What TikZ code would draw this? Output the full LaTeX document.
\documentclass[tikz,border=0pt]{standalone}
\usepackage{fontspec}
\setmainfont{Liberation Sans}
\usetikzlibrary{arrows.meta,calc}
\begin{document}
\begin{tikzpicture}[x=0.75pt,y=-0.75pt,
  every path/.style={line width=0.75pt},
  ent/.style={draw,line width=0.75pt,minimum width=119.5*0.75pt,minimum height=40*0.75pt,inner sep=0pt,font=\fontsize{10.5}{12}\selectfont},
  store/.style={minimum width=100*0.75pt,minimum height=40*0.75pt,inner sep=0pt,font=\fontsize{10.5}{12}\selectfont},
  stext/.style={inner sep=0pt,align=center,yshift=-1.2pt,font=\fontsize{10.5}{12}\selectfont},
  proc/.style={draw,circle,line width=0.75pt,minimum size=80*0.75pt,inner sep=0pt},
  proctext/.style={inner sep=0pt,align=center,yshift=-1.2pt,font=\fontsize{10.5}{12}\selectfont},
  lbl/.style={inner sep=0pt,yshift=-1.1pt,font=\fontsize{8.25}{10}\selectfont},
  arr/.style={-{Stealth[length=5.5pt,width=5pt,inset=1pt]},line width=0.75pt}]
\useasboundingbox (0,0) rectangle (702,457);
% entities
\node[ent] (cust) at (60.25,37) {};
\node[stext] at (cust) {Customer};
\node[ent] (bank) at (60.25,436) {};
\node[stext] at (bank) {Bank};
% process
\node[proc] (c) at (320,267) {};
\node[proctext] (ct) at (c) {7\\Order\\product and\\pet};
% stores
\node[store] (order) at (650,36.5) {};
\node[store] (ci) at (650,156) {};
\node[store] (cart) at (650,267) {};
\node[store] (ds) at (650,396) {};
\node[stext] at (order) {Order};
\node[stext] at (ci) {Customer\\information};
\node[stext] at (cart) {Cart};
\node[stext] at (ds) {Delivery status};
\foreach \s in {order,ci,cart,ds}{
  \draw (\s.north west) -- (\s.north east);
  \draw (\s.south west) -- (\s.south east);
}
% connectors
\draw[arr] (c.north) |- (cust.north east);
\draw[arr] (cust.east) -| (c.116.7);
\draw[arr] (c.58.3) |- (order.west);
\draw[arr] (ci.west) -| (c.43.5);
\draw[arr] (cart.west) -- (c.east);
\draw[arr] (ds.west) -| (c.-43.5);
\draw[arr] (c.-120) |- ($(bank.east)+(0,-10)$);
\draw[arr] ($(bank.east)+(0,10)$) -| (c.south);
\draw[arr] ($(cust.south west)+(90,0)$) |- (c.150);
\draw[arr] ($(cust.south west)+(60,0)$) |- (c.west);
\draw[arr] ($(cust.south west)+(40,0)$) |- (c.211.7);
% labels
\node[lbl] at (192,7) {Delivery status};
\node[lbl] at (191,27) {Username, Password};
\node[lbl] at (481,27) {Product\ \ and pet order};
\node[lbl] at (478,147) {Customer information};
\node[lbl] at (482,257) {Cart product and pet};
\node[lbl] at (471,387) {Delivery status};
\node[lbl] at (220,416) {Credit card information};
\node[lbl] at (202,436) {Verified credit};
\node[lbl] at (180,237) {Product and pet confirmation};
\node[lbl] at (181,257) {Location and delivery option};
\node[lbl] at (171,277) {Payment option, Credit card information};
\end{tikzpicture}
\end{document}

--- --- ---

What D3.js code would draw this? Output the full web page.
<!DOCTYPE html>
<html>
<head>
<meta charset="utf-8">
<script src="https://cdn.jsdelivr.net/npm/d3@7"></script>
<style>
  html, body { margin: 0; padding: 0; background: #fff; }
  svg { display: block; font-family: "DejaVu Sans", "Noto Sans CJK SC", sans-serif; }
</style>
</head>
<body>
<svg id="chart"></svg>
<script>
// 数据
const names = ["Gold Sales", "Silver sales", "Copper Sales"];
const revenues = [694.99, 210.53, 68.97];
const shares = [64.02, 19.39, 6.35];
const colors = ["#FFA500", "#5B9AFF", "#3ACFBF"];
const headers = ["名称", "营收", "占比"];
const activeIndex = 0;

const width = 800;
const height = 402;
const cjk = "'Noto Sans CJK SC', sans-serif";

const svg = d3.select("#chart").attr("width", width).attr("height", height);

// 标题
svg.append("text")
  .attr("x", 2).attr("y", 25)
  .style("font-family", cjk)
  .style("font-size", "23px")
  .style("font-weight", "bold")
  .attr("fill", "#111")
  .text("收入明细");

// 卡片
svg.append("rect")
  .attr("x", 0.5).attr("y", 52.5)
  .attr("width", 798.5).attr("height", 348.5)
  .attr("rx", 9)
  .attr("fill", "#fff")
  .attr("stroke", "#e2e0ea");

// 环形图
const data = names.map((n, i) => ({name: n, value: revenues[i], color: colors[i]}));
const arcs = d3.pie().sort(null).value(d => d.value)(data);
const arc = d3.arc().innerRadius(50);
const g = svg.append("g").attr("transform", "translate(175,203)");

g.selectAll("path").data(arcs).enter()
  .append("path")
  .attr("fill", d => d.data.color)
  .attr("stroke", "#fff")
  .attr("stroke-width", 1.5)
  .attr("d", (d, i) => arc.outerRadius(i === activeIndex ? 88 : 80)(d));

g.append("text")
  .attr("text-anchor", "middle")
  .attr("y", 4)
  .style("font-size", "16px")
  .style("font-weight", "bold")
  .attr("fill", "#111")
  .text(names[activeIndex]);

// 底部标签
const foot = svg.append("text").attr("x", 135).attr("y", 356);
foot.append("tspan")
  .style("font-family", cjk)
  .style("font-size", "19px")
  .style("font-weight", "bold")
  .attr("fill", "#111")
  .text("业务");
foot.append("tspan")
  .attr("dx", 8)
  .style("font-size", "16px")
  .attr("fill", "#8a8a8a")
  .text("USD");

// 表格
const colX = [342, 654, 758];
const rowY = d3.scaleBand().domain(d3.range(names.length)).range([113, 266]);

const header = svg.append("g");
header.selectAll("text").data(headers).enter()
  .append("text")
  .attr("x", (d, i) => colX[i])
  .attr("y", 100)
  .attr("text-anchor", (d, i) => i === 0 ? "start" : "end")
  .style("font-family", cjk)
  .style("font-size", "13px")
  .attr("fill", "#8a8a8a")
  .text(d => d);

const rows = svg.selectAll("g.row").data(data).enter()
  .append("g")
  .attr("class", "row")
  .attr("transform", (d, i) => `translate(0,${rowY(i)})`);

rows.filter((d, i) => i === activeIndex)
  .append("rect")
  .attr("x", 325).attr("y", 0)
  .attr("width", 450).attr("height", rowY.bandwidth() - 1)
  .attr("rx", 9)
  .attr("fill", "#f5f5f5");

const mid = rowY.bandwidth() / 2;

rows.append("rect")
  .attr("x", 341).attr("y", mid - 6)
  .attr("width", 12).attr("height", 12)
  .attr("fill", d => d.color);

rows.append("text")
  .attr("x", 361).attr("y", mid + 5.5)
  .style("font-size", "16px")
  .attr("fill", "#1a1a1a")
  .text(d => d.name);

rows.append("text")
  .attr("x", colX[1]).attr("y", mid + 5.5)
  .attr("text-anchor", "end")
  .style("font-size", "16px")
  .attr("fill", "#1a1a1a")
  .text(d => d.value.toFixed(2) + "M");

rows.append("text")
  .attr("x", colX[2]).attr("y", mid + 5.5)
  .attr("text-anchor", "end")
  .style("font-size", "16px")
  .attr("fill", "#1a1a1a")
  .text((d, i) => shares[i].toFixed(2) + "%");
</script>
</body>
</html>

--- --- ---

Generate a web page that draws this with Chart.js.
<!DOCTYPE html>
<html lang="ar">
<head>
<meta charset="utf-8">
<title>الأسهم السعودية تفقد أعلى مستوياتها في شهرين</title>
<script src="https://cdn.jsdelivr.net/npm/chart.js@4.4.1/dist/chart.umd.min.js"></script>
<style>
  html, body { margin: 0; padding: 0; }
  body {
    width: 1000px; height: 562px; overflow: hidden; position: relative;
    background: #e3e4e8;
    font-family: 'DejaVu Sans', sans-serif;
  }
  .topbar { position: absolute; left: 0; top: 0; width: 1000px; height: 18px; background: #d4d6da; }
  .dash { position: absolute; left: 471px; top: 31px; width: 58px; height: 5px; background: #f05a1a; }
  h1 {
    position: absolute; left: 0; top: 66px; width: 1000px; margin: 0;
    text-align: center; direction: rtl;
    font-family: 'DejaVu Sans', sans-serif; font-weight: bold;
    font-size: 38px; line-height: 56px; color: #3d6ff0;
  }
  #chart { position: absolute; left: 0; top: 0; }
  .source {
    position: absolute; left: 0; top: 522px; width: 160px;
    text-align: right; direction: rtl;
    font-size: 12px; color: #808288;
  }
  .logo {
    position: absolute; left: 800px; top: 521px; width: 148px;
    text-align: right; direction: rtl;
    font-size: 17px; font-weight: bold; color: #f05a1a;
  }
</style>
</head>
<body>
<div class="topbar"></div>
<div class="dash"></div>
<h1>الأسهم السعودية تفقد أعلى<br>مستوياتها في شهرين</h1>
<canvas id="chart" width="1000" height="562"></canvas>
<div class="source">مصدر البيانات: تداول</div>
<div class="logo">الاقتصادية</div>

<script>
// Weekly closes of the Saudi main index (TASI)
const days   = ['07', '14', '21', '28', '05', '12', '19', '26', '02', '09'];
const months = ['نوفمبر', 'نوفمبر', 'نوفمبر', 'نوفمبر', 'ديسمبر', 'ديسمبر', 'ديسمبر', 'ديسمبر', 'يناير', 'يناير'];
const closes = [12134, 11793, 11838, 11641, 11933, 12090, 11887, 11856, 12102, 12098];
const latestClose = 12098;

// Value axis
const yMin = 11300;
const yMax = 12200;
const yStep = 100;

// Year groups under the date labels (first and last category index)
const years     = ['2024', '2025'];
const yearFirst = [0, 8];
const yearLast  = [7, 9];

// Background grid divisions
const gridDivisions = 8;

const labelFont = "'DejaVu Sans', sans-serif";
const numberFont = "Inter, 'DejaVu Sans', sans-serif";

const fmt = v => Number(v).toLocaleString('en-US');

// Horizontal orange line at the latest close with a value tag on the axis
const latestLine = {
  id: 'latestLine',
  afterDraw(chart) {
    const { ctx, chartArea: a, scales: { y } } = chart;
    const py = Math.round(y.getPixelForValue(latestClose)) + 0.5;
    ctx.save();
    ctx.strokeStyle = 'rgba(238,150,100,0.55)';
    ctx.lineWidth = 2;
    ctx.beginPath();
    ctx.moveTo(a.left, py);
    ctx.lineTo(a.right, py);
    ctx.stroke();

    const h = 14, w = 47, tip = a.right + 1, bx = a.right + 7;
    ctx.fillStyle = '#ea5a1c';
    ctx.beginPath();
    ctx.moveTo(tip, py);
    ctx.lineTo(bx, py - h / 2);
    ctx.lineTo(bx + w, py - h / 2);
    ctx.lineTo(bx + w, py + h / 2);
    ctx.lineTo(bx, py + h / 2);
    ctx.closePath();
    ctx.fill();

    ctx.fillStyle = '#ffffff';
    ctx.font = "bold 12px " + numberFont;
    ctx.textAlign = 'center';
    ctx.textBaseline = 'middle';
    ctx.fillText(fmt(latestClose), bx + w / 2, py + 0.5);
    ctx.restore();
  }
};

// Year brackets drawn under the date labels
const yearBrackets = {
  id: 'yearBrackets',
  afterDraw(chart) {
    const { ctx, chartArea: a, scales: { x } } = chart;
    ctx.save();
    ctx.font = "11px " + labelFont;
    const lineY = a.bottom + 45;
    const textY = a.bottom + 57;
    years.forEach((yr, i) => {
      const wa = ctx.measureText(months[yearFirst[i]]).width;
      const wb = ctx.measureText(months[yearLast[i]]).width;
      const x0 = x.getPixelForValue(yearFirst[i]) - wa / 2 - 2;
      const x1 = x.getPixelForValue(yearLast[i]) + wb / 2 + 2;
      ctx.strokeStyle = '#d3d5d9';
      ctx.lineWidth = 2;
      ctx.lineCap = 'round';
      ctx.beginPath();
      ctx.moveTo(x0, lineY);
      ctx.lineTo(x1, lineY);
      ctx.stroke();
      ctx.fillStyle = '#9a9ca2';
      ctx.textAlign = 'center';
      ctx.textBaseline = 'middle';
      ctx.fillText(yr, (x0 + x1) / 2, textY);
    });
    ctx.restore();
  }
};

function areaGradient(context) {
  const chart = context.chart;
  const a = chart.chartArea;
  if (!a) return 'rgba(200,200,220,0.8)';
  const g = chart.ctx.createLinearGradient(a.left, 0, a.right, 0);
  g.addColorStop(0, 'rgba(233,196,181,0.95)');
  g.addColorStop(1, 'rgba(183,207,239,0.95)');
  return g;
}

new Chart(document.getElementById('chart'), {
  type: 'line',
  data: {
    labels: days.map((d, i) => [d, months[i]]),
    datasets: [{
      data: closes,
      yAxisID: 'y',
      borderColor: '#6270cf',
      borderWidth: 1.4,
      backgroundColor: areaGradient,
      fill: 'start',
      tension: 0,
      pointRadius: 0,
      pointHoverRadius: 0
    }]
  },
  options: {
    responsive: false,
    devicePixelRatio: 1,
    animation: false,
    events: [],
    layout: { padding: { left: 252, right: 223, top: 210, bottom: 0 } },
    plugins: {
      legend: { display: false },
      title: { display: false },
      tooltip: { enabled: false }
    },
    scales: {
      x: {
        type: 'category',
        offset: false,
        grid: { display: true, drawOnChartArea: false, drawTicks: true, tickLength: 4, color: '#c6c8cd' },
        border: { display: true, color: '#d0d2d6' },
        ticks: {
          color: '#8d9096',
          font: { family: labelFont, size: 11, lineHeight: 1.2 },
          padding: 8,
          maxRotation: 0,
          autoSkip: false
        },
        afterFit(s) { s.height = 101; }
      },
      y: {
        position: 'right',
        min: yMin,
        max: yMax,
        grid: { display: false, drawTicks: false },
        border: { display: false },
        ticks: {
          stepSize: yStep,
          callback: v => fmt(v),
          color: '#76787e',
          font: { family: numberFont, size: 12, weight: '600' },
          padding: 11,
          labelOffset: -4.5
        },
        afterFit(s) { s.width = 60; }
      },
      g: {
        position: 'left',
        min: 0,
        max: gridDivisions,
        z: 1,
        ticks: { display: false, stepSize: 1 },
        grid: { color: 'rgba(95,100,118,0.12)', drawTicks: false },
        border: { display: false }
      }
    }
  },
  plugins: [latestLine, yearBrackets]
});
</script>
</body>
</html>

--- --- ---

To be done:
What is the number of lines in the records that contain the word "full"? Answer with the number and nothing else.

Solution for this problem:
2